Specifically, we've been reading the AM335x Sitera ref manual about the ROM Code Start-up. Does this boot sequence allow reliable boot if we have both SPL and the U-Boot on NAND, considering ECC for error correction? Or do we need to manually implement a fall-back mechanism to handle such cases when the flash is corrupted (e.g. store the SPL in multiple places, use MMC, etc.)?

It seems ECC has to be enabled in SW, so we need to ensure at least that U-Boot can be loaded correctly even if the flash itself is not 100% reliable.

Thank you for your clarification and suggestions

Best regards,

Jeremy

  • Hi Jeremy,

    You have the correct document. The relevant section for booting information is section 26. ECC is initially handled by ROM code. In NAND there should be 4 copies of SPL at specific locations, which are checked by the ROM code.

    If you want my personal opinion, since you are saying that this is a high-reliability product (and I think therefore not too much cost-sensitive), NOR is the better option. You may also want to consider eMMC memory.

  • (First, sorry for the delayed answer)

    Thank you for your hints. Let me just detail a bit more details on "high-reliability", as this word is not really precise anyway. We need to be reliable and surely to minimize breakdowns of the system, but this is not only tied to the type of flash memory. In the current product we do have some failures coming from the field also because of other HW/SW problems, but basically we don't want NAND to double the error cases!

    The cost is still a factor because for thousands+ of products this could make a difference. We also need to enhance the capacity (right know we have 64 MB NOR but it's likely to be upgraded to 128 or more) and it's a wish no to be more expensive than currently.

    But again what we want to be sure of is if NAND would be usable in our case, and if we can get as much reliability as with NOR, and HOW (e.g. by making the proper use of ECC, duplication of SPL, etc.). What is the rule of thumb in this situation because it seems NAND IS used in telecom and/or power industry, but it's hard to have real insights about it.

    Thank you
  • If you are running Linux then NAND ECC handling is incorporated by default. As for SPL, there should be 4 copies of it in NAND per NAND layout requirements (http://processors.wiki.ti.com/index.php/AM335x_U-Boot_User's_Guide#NAND_Layout ).

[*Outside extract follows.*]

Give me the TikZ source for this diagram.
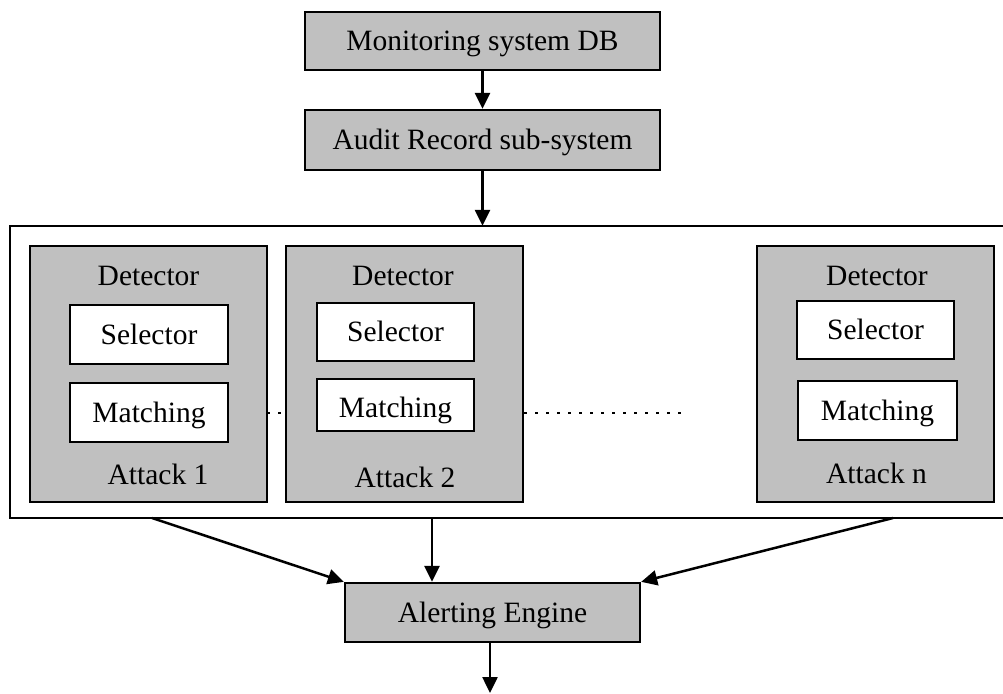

  • Ok thanks. So just to sum up about the entire boot process :

    1) U-Boot SPL can be "reliably" stored because copied 4 times on NAND first sectors
    2) U-Boot can be reliably loaded because SPL already incorporates ECC handling (is that right??)
    3) Same for loading and booting Linux from U-Boot if U-Boot correctly handles ECC
    4) Like you said, from Linux, ECC is handled correctly and shouldn't be an issue then

    Jérémy
  • ECC handling is done even earlier. The processor ROM code handles ECC when loading SPL from NAND. From there on everything is done with ECC.

  • Ok thank you for your hints. As a side question do you know any example in industrial field about using NAND with success? That's in the end what we need to get the right confidence. If we're not the only one and NAND is not only used in consumer products then I think this wouldn't be a bad move...

    Thanks again
  • I don't have this sort of information, but I have asked and reply will be posted here.

  • In my company, we are producing devices with bare NAND flashes, which are running 24/7 and have a long life (5-10 years).

    Failure rate is low.

    There are some important points to consider:

    - NAND is using a big amount of software in the boot loader and in the Linux. Be sure that this software is running well and bullet-proofed.

    - Use a decent amount of error correction. For bigger NAND chips, you HAVE to use 8 bit ECC, as the available NAND chips demand them.

    - Use a file system which does wear leveling and spread the wearing over the full NAND area. (Use ONE UBI partition). If you use several partitions, NAND lifetime will suffer because some parts will wear out early.

    - an empty NAND sector is a special case: the ECC will be FF FF etc. (invalid, special ECC). DO NOT test for (all bytes == 0xFF). Instead, if some bytes are != 0xFF, count the zero bits, and allow for a small amount of zero bits. Remember that bit flips can happen in ECC area of erased sectors too.

    If you want an easy solution, and your storage requirement >= 4GByte, use an EMMC.

    regards

    Wolfgang

  • Hi Wolfgang,

    Thank you for your clarifications, this gives a good feeling about the possible use of NAND in this case.

    About boot loader, that is indeed our main concern. Seems like the issue is addressed here by adding redundancy for SPL, but then the main U-Boot itself may also be corrupted, for example if it happens that a block is getting bad at this place. How do you handle this particular problem? I saw here that there is a possibility to load U-Boot from an UBI volume which would solve the problem but I couldn't find if it is actually implemented at the moment. Should we use a TPL then?

    For ECC, we will of course use the best ECC possible, as requested by the HW. It is also planned to use 1 UBI volume with the kernel/dtb/application stored in an ubifs filesystem.

    The size would be something between 128 MB - 1 GB so we don't plan to use eMMC, as this would also ruin the cost advantage ;)

    Thank again


    Jeremy

  • The standard procedure for uboot is to have more blocks as needed, and to skip bad blocks at uboot write time and at read time. In normal use, ECC will handle bit flips. Nobody will mark these blocks as "bad".
    We use MLC NAND chips (4GBit) with declared ECC of 4bit, and we are using BCH8 as ECC (8bit).